Pernahkah Anda bertanya, mengapa agama-agama besar di dunia nabi-nabinya tidak menulis sendiri kitab sucinya? Jadi kita sering menjumpai bahwa justru kitab suci adalah kumpulan tulisan atau kesaksian para pengikutnya yang kemudian dibukukan (kanonisasi). Ini menjadi pemikiran saya pagi ini. Saya coba menguraikan secara sederhana lewat pemikiran awam saya.
1. Para Nabi Umumnya Tidak Menulis Sendiri Kitab Sucinya
Banyak tokoh sentral agama besar memang tidak menulis langsung kitab suci yang menjadi dasar ajaran mereka. Contoh:
Yahudi: Musa dianggap sebagai tokoh utama dalam Taurat (Pentateukh), tapi para ahli sepakat bahwa teks-teks ini ditulis dan disunting oleh beberapa penulis setelah masa hidup Musa (teori dokumenter).
Kristen: Yesus tidak menulis Injil atau dokumen apa pun. Kitab Perjanjian Baru ditulis oleh murid-murid dan pengikutnya (Markus, Matius, Lukas, Yohanes, Paulus, dll).
Islam: Nabi Muhammad tidak menulis Al-Qur’an. Ia menyampaikan wahyu secara lisan, dan sahabat-sahabatnya kemudian menghafal dan menuliskannya, baru dikodifikasikan secara resmi pada masa Khalifah Utsman.
Hindu: Kitab-kitab seperti Weda berasal dari tradisi lisan yang sangat tua, bukan dari satu tokoh, dan disusun oleh resi-resi dalam periode yang panjang.
Buddha: Siddharta Gautama tidak menulis sendiri ajarannya. Ajaran Buddha dicatat dan disusun dalam bentuk Tripitaka oleh para pengikutnya ratusan tahun setelah wafatnya.
2. Agama Mengandung Narasi dari Penganut dan Komunitasnya
Realitas ini muncul dalam pemikiran saya, karena kitab-kitab suci ditulis, disusun, ditafsirkan, dan diwariskan oleh para pengikut atau komunitas, maka:
Ada unsur konteks sejarah, budaya, dan politik dari para penulis.
Teks agama sering mengalami kodifikasi dan kanonisasi oleh kelompok yang berkuasa.
Ajaran agama sering kali dibentuk oleh tradisi lisan, tafsir, komentar, dan konsensus komunitas dalam perjalanan waktu.
Contohnya:
Dalam Kekristenan, konsili-konsili gereja awal menentukan kitab mana yang dianggap kanonik (diilhami) dan mana yang tidak.
Dalam Islam, hadis sebagai sumber kedua hukum Islam juga melalui proses verifikasi dan kodifikasi oleh para ulama setelah Nabi wafat.

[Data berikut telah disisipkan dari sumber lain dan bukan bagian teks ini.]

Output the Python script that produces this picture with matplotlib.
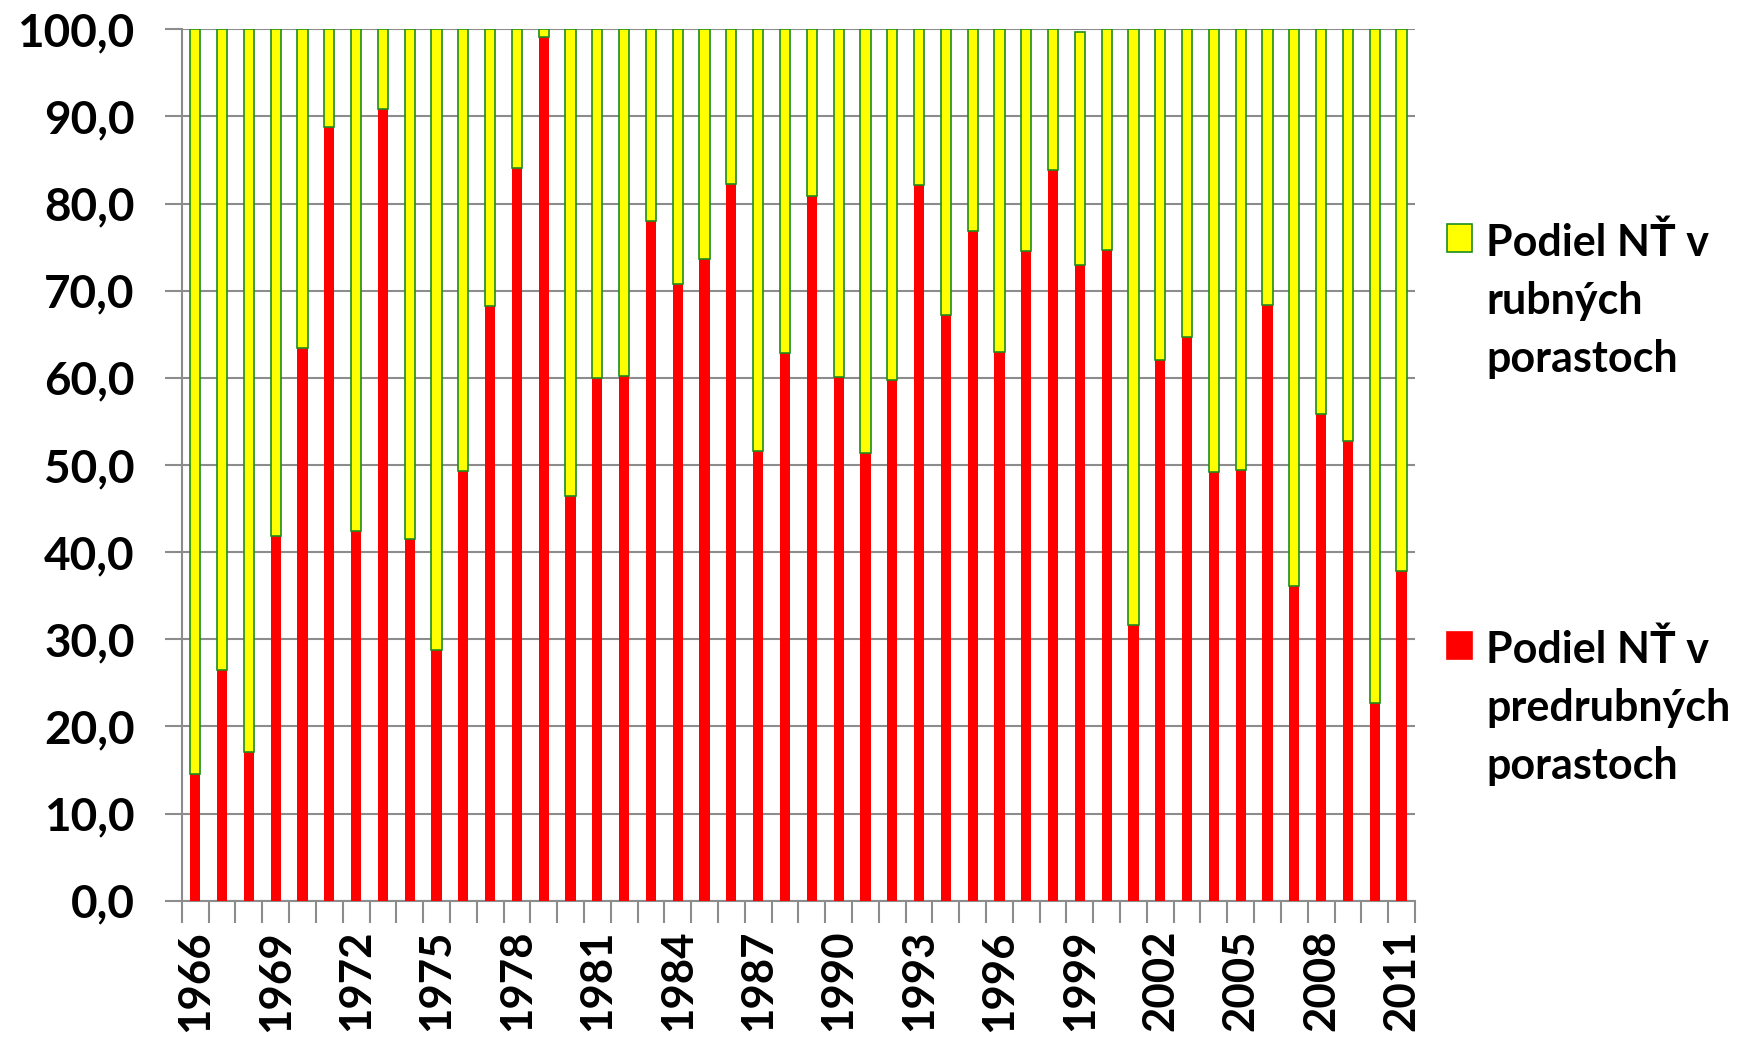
import matplotlib
matplotlib.use("Agg")
import matplotlib.pyplot as plt
from matplotlib.patches import Rectangle
from matplotlib.ticker import FuncFormatter, FixedLocator

# years and shares (%)
years = list(range(1966, 2012))
predrubne = [14.6, 26.5, 17.1, 41.8, 63.4, 88.8, 42.4, 90.9, 41.5, 28.8,
             49.3, 68.3, 84.1, 99.1, 46.4, 60.0, 60.2, 78.0, 70.8, 73.6,
             82.2, 51.6, 62.8, 80.9, 60.1, 51.4, 59.8, 82.1, 67.2, 76.9,
             63.0, 74.5, 83.9, 73.0, 74.7, 31.6, 62.0, 64.7, 49.2, 49.4,
             68.4, 36.1, 55.8, 52.7, 22.7, 37.8]
rubne = [85.4, 73.5, 82.9, 58.2, 36.6, 11.2, 57.6, 9.1, 58.5, 71.2,
         50.7, 31.7, 15.9, 0.9, 53.6, 40.0, 39.8, 22.0, 29.2, 26.4,
         17.8, 48.4, 37.2, 19.1, 39.9, 48.6, 40.2, 17.9, 32.8, 23.1,
         37.0, 25.5, 16.1, 26.7, 25.3, 68.4, 38.0, 35.3, 50.8, 50.6,
         31.6, 63.9, 44.2, 47.3, 77.3, 62.2]
label_rubne = "Podiel NŤ v\nrubných\nporastoch"
label_predrubne = "Podiel NŤ v\npredrubných\nporastoch"

plt.rcParams['font.family'] = ['Lato', 'DejaVu Sans']
plt.rcParams['font.weight'] = 'bold'

red = '#ff0000'
yellow = '#ffff00'
green = '#1e8c1e'
gray = '#8c8c8c'

fig = plt.figure(figsize=(17.59, 10.44), dpi=100)
ax = fig.add_axes([0.1034, 0.1372, 0.7010, 0.8348])

x = list(range(len(years)))
ax.bar(x, predrubne, width=0.38, color=red, zorder=3)
ax.bar(x, rubne, width=0.38, bottom=predrubne, color=yellow,
       edgecolor=green, linewidth=1.2, zorder=3)

ax.set_xlim(-0.5, len(years) - 0.5)
ax.set_ylim(0, 100)
ax.set_yticks(range(0, 101, 10))
ax.yaxis.set_major_formatter(FuncFormatter(lambda v, p: f"{v:.1f}".replace('.', ',')))
ax.grid(axis='y', color=gray, linewidth=1.5, zorder=0)

# year labels every 3rd bar, tick marks between categories
ax.set_xticks(x[::3])
ax.set_xticklabels([str(y) for y in years[::3]], rotation=90)
ax.xaxis.set_minor_locator(FixedLocator([i - 0.5 for i in range(len(years) + 1)]))
ax.tick_params(axis='x', which='major', length=0, pad=21, labelsize=31.5)
ax.tick_params(axis='x', which='minor', length=16, width=1.5, color=gray)
ax.tick_params(axis='y', length=12, width=1.5, color=gray, pad=22, labelsize=33)

for s in ['top', 'right']:
    ax.spines[s].set_visible(False)
for s in ['left', 'bottom']:
    ax.spines[s].set_color(gray)
    ax.spines[s].set_linewidth(1.5)

# legend drawn by hand so the key sits next to the first line
entries = [(label_rubne, yellow, green, 0.787), (label_predrubne, red, red, 0.397)]
for text, fc, ec, ytop in entries:
    fig.patches.append(Rectangle((0.8226, ytop - 0.028), 0.0142, 0.026,
                                 facecolor=fc, edgecolor=ec, linewidth=1.2,
                                 transform=fig.transFigure))
    fig.text(0.845, ytop, text, fontsize=31, fontweight='bold',
             va='top', ha='left', linespacing=1.55)

fig.savefig('out.png', dpi=100)
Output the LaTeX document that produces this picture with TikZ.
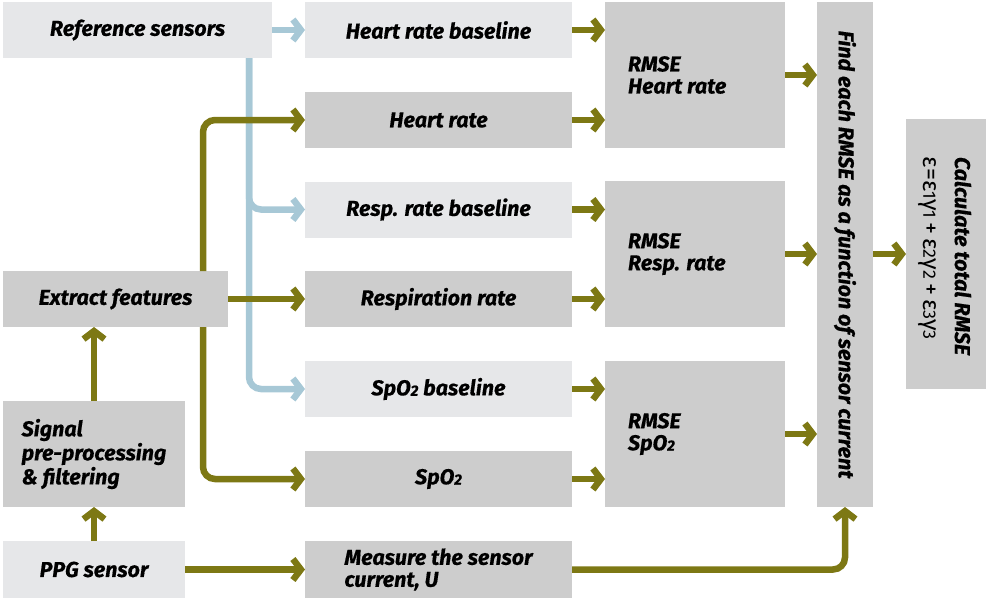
\documentclass[tikz,border=0pt]{standalone}
\usepackage{fontspec}
\setmainfont{Fira Sans}[BoldItalicFeatures={FakeBold=0.5}]
\usetikzlibrary{arrows.meta}

\definecolor{boxlight}{HTML}{E6E7E9}
\definecolor{boxdark}{HTML}{CDCDCD}
\definecolor{olive}{HTML}{7D7814}
\definecolor{skyline}{HTML}{A7C8D6}

% small inferior digit, as in SpO2
\newcommand{\lowdigit}[1]{\raisebox{-0.5pt}{\fontsize{15}{15}\selectfont #1}}
\newcommand{\fdigit}[1]{\raisebox{-0.5pt}{\fontsize{18}{18}\selectfont #1}}

\tikzset{
  x=1pt, y=-1pt,
  boxbase/.style={inner sep=0pt, outer sep=0pt, font=\fontsize{21.5}{22}\selectfont\bfseries\itshape, text=black},
  lightbox/.style={boxbase, fill=boxlight},
  darkbox/.style={boxbase, fill=boxdark},
  flowarrow/.style={line width=6.5pt, draw=olive, -{Straight Barb[length=8pt, width=21pt]}, rounded corners=12pt},
  refarrow/.style={line width=6.5pt, draw=skyline, -{Straight Barb[length=8pt, width=21pt]}, rounded corners=12pt},
}

\begin{document}
\begin{tikzpicture}
\useasboundingbox (0,0) rectangle (987,603);

% ---- left column ----
\node[lightbox, minimum width=269pt, minimum height=56pt] (ref) at (137.5,30) {Reference sensors};
\node[darkbox, minimum width=225pt, minimum height=56pt] (ext) at (115.5,299) {Extract features};
\node[darkbox, minimum width=182pt, minimum height=106pt, align=left,
      font=\fontsize{21.5}{24}\selectfont\bfseries\itshape] (sig) at (94,454)
      {Signal\\pre-processing\\\& filtering};
\node[lightbox, minimum width=182pt, minimum height=57pt] (ppg) at (94,569.5) {PPG sensor};

% ---- measured values and baselines ----
\node[lightbox, minimum width=267pt, minimum height=56pt] (hrb) at (438.5,30) {Heart rate baseline};
\node[darkbox,  minimum width=267pt, minimum height=56pt] (hr)  at (438.5,120) {Heart rate};
\node[lightbox, minimum width=267pt, minimum height=56pt] (rrb) at (438.5,209.5) {Resp. rate baseline};
\node[darkbox,  minimum width=267pt, minimum height=56pt] (rr)  at (438.5,299) {Respiration rate};
\node[lightbox, minimum width=267pt, minimum height=56pt] (sb)  at (438.5,389) {SpO\lowdigit{2} baseline};
\node[darkbox,  minimum width=267pt, minimum height=56pt] (s)   at (438.5,479) {SpO\lowdigit{2}};
\node[darkbox,  minimum width=267pt, minimum height=57pt, align=left] (meas) at (438.5,569.5)
      {Measure the sensor\\current, U};

% ---- error boxes ----
\node[darkbox, minimum width=180pt, minimum height=146pt] (e1) at (695,75) {};
\node[darkbox, minimum width=180pt, minimum height=146pt] (e2) at (695,254) {};
\node[darkbox, minimum width=180pt, minimum height=146pt] (e3) at (695,434) {};
\node[boxbase, anchor=west, align=left] (t1) at (628,75) {RMSE\\Heart rate};
\node[boxbase, anchor=west, align=left] (t2) at (628,254) {RMSE\\Resp. rate};
\node[boxbase, anchor=west, align=left] (t3) at (628,434) {RMSE\\SpO\lowdigit{2}};

\node[darkbox, minimum width=56pt, minimum height=505pt] (find) at (845,254.5) {};
\node[boxbase, rotate=-90] (findtext) at (845,254.5) {Find each RMSE as a function of sensor current};

\node[darkbox, minimum width=80pt, minimum height=270pt] (calc) at (946,254) {};
\node[boxbase, rotate=-90, align=left, font=\fontsize{21.5}{31}\selectfont\bfseries\itshape] (calctext) at (945,256)
  {Calculate total RMSE\\
   {\fontsize{24}{24}\selectfont\mdseries\upshape ε=ε\fdigit{1}γ\fdigit{1}\,+\,ε\fdigit{2}γ\fdigit{2}\,+\,ε\fdigit{3}γ\fdigit{3}}};

% ---- reference connectors ----
\coordinate (bx) at (249,0);
\draw[refarrow] (ref.east) -- (hrb.west);
\draw[refarrow] (ref.south -| bx) |- (sb.west);
\draw[refarrow] (ref.south -| bx) |- (rrb.west);

% ---- feature connectors ----
\coordinate (ox) at (203,0);
\draw[flowarrow] (ext.north -| ox) |- (hr.west);
\draw[flowarrow] (ext.south -| ox) |- (s.west);
\draw[flowarrow] (ext.east) -- (rr.west);
\draw[flowarrow] (ppg.north) -- (sig.south);
\draw[flowarrow] (sig.north) -- (ext.south -| sig.north);
\draw[flowarrow] (ppg.east) -- (meas.west);
\draw[flowarrow] (meas.east) -| (find.south);

% ---- into the error boxes ----
\draw[flowarrow] (hrb.east) -- (hrb.east -| e1.west);
\draw[flowarrow] (hr.east)  -- (hr.east -| e1.west);
\draw[flowarrow] (rrb.east) -- (rrb.east -| e2.west);
\draw[flowarrow] (rr.east)  -- (rr.east -| e2.west);
\draw[flowarrow] (sb.east)  -- (sb.east -| e3.west);
\draw[flowarrow] (s.east)   -- (s.east -| e3.west);

% ---- out to the summary ----
\draw[flowarrow] (e1.east) -- (e1.east -| find.west);
\draw[flowarrow] (e2.east) -- (e2.east -| find.west);
\draw[flowarrow] (e3.east) -- (e3.east -| find.west);
\draw[flowarrow] (calc.west -| find.east) -- (calc.west);
\end{tikzpicture}
\end{document}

Dalam Hindu dan Buddha, banyak kitab suci adalah hasil kompilasi tradisi dan ajaran kolektif selama berabad-abad.
Kesimpulan
Agama tidak lahir sebagai teks tertulis dari satu orang saja, tetapi tumbuh dari interaksi antara pengalaman spiritual, tradisi lisan, komunitas pengikut, dan pengaruh sejarah yang kompleks. Karena itu, agama selalu memiliki unsur naratif yang dibentuk dan diwariskan oleh manusia.
Tulisan ini murni hanya pendapat pribadi saya, dari sebuah perenungan di pagi hari.